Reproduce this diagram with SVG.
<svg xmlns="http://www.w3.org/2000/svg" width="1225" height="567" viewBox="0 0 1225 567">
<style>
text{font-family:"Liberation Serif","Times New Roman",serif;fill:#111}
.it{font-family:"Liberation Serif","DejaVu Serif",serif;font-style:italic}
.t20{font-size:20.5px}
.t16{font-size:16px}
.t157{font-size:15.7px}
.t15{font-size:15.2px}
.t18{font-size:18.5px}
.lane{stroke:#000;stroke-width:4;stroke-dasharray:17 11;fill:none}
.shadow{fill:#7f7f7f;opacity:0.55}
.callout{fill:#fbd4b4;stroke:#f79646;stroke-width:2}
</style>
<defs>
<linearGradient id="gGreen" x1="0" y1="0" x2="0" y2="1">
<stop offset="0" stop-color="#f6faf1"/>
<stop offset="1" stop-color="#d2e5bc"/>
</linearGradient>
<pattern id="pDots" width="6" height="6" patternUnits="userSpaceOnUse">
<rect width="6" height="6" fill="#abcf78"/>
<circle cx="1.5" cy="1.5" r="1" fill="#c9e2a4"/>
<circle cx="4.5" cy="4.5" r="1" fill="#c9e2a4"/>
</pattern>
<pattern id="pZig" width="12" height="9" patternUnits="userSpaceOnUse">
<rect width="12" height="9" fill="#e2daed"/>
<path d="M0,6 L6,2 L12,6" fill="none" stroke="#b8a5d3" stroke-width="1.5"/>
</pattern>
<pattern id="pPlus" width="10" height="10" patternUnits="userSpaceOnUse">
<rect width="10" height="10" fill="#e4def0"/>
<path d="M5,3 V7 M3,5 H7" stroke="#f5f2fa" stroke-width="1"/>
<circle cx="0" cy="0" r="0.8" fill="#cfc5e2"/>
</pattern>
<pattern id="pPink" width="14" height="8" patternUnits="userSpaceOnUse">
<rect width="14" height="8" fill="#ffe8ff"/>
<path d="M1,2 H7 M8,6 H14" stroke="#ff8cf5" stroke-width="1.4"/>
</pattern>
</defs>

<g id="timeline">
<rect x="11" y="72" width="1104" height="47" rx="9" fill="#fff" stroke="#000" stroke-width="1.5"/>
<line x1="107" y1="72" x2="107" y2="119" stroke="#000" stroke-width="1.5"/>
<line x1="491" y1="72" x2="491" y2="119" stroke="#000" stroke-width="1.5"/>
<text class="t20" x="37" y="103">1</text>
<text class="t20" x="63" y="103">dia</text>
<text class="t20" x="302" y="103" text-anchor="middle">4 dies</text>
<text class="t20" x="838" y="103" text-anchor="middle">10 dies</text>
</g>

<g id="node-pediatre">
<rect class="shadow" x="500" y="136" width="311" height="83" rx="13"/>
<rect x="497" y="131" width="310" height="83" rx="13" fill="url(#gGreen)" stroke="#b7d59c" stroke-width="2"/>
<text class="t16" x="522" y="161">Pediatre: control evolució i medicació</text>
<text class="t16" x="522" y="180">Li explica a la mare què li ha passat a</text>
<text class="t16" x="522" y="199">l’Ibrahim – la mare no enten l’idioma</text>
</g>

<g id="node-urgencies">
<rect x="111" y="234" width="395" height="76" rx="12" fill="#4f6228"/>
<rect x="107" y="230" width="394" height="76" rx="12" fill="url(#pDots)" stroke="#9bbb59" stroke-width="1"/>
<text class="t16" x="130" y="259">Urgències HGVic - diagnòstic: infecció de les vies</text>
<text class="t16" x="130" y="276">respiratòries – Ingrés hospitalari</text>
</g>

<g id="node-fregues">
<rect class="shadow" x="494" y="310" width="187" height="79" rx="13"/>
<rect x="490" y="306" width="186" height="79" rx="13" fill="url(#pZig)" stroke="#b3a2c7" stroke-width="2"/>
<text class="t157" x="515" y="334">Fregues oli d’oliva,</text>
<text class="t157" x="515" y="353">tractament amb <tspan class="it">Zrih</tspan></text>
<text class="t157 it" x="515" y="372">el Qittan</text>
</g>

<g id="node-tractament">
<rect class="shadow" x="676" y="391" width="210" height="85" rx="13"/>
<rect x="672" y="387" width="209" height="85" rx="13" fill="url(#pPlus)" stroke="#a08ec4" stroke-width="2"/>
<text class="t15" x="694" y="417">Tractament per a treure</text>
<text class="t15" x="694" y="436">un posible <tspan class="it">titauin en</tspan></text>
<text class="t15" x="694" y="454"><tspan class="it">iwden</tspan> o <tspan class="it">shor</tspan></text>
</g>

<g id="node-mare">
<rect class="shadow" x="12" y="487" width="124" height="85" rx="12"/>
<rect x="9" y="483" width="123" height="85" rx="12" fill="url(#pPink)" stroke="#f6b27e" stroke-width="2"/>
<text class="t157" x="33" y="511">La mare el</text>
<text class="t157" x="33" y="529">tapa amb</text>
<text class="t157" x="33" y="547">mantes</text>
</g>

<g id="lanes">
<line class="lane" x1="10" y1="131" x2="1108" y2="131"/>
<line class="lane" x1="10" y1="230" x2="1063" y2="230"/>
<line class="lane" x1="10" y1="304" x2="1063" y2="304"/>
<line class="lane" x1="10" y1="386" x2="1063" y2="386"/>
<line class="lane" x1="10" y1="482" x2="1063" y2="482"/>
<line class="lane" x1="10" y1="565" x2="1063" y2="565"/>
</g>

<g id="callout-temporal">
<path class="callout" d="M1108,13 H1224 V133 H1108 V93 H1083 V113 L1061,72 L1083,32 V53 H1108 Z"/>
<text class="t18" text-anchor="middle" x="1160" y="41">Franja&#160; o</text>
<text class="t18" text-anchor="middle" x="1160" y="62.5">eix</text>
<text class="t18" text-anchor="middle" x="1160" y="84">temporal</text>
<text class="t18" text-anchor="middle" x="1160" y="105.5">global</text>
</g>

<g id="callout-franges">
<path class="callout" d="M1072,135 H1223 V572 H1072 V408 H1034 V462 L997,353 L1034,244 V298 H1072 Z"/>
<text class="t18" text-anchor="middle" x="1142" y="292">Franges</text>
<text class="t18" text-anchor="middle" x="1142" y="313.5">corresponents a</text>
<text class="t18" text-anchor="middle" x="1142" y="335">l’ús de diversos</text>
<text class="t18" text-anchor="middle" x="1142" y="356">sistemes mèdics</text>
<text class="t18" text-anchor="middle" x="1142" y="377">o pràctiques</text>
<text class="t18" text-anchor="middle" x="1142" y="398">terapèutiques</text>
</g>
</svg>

WHAT THE TASK REQUIRES:
Extract the complete data, matching each line exactly.

IN RESPONSE:
Reproduce this diagram with SVG.
<svg xmlns="http://www.w3.org/2000/svg" width="1225" height="567" viewBox="0 0 1225 567">
<style>
text{font-family:"Liberation Serif","Times New Roman",serif;fill:#111}
.it{font-family:"Liberation Serif","DejaVu Serif",serif;font-style:italic}
.t20{font-size:20.5px}
.t16{font-size:16px}
.t157{font-size:15.7px}
.t15{font-size:15.2px}
.t18{font-size:18.5px}
.lane{stroke:#000;stroke-width:4;stroke-dasharray:17 11;fill:none}
.shadow{fill:#7f7f7f;opacity:0.55}
.callout{fill:#fbd4b4;stroke:#f79646;stroke-width:2}
</style>
<defs>
<linearGradient id="gGreen" x1="0" y1="0" x2="0" y2="1">
<stop offset="0" stop-color="#f6faf1"/>
<stop offset="1" stop-color="#d2e5bc"/>
</linearGradient>
<pattern id="pDots" width="6" height="6" patternUnits="userSpaceOnUse">
<rect width="6" height="6" fill="#abcf78"/>
<circle cx="1.5" cy="1.5" r="1" fill="#c9e2a4"/>
<circle cx="4.5" cy="4.5" r="1" fill="#c9e2a4"/>
</pattern>
<pattern id="pZig" width="12" height="9" patternUnits="userSpaceOnUse">
<rect width="12" height="9" fill="#e2daed"/>
<path d="M0,6 L6,2 L12,6" fill="none" stroke="#b8a5d3" stroke-width="1.5"/>
</pattern>
<pattern id="pPlus" width="10" height="10" patternUnits="userSpaceOnUse">
<rect width="10" height="10" fill="#e4def0"/>
<path d="M5,3 V7 M3,5 H7" stroke="#f5f2fa" stroke-width="1"/>
<circle cx="0" cy="0" r="0.8" fill="#cfc5e2"/>
</pattern>
<pattern id="pPink" width="14" height="8" patternUnits="userSpaceOnUse">
<rect width="14" height="8" fill="#ffe8ff"/>
<path d="M1,2 H7 M8,6 H14" stroke="#ff8cf5" stroke-width="1.4"/>
</pattern>
</defs>

<g id="timeline">
<rect x="11" y="72" width="1104" height="47" rx="9" fill="#fff" stroke="#000" stroke-width="1.5"/>
<line x1="107" y1="72" x2="107" y2="119" stroke="#000" stroke-width="1.5"/>
<line x1="491" y1="72" x2="491" y2="119" stroke="#000" stroke-width="1.5"/>
<text class="t20" x="37" y="103">1</text>
<text class="t20" x="63" y="103">dia</text>
<text class="t20" x="302" y="103" text-anchor="middle">4 dies</text>
<text class="t20" x="838" y="103" text-anchor="middle">10 dies</text>
</g>

<g id="node-pediatre">
<rect class="shadow" x="500" y="136" width="311" height="83" rx="13"/>
<rect x="497" y="131" width="310" height="83" rx="13" fill="url(#gGreen)" stroke="#b7d59c" stroke-width="2"/>
<text class="t16" x="522" y="161">Pediatre: control evolució i medicació</text>
<text class="t16" x="522" y="180">Li explica a la mare què li ha passat a</text>
<text class="t16" x="522" y="199">l’Ibrahim – la mare no enten l’idioma</text>
</g>

<g id="node-urgencies">
<rect x="111" y="234" width="395" height="76" rx="12" fill="#4f6228"/>
<rect x="107" y="230" width="394" height="76" rx="12" fill="url(#pDots)" stroke="#9bbb59" stroke-width="1"/>
<text class="t16" x="130" y="259">Urgències HGVic - diagnòstic: infecció de les vies</text>
<text class="t16" x="130" y="276">respiratòries – Ingrés hospitalari</text>
</g>

<g id="node-fregues">
<rect class="shadow" x="494" y="310" width="187" height="79" rx="13"/>
<rect x="490" y="306" width="186" height="79" rx="13" fill="url(#pZig)" stroke="#b3a2c7" stroke-width="2"/>
<text class="t157" x="515" y="334">Fregues oli d’oliva,</text>
<text class="t157" x="515" y="353">tractament amb <tspan class="it">Zrih</tspan></text>
<text class="t157 it" x="515" y="372">el Qittan</text>
</g>

<g id="node-tractament">
<rect class="shadow" x="676" y="391" width="210" height="85" rx="13"/>
<rect x="672" y="387" width="209" height="85" rx="13" fill="url(#pPlus)" stroke="#a08ec4" stroke-width="2"/>
<text class="t15" x="694" y="417">Tractament per a treure</text>
<text class="t15" x="694" y="436">un posible <tspan class="it">titauin en</tspan></text>
<text class="t15" x="694" y="454"><tspan class="it">iwden</tspan> o <tspan class="it">shor</tspan></text>
</g>

<g id="node-mare">
<rect class="shadow" x="12" y="487" width="124" height="85" rx="12"/>
<rect x="9" y="483" width="123" height="85" rx="12" fill="url(#pPink)" stroke="#f6b27e" stroke-width="2"/>
<text class="t157" x="33" y="511">La mare el</text>
<text class="t157" x="33" y="529">tapa amb</text>
<text class="t157" x="33" y="547">mantes</text>
</g>

<g id="lanes">
<line class="lane" x1="10" y1="131" x2="1108" y2="131"/>
<line class="lane" x1="10" y1="230" x2="1063" y2="230"/>
<line class="lane" x1="10" y1="304" x2="1063" y2="304"/>
<line class="lane" x1="10" y1="386" x2="1063" y2="386"/>
<line class="lane" x1="10" y1="482" x2="1063" y2="482"/>
<line class="lane" x1="10" y1="565" x2="1063" y2="565"/>
</g>

<g id="callout-temporal">
<path class="callout" d="M1108,13 H1224 V133 H1108 V93 H1083 V113 L1061,72 L1083,32 V53 H1108 Z"/>
<text class="t18" text-anchor="middle" x="1160" y="41">Franja&#160; o</text>
<text class="t18" text-anchor="middle" x="1160" y="62.5">eix</text>
<text class="t18" text-anchor="middle" x="1160" y="84">temporal</text>
<text class="t18" text-anchor="middle" x="1160" y="105.5">global</text>
</g>

<g id="callout-franges">
<path class="callout" d="M1072,135 H1223 V572 H1072 V408 H1034 V462 L997,353 L1034,244 V298 H1072 Z"/>
<text class="t18" text-anchor="middle" x="1142" y="292">Franges</text>
<text class="t18" text-anchor="middle" x="1142" y="313.5">corresponents a</text>
<text class="t18" text-anchor="middle" x="1142" y="335">l’ús de diversos</text>
<text class="t18" text-anchor="middle" x="1142" y="356">sistemes mèdics</text>
<text class="t18" text-anchor="middle" x="1142" y="377">o pràctiques</text>
<text class="t18" text-anchor="middle" x="1142" y="398">terapèutiques</text>
</g>
</svg>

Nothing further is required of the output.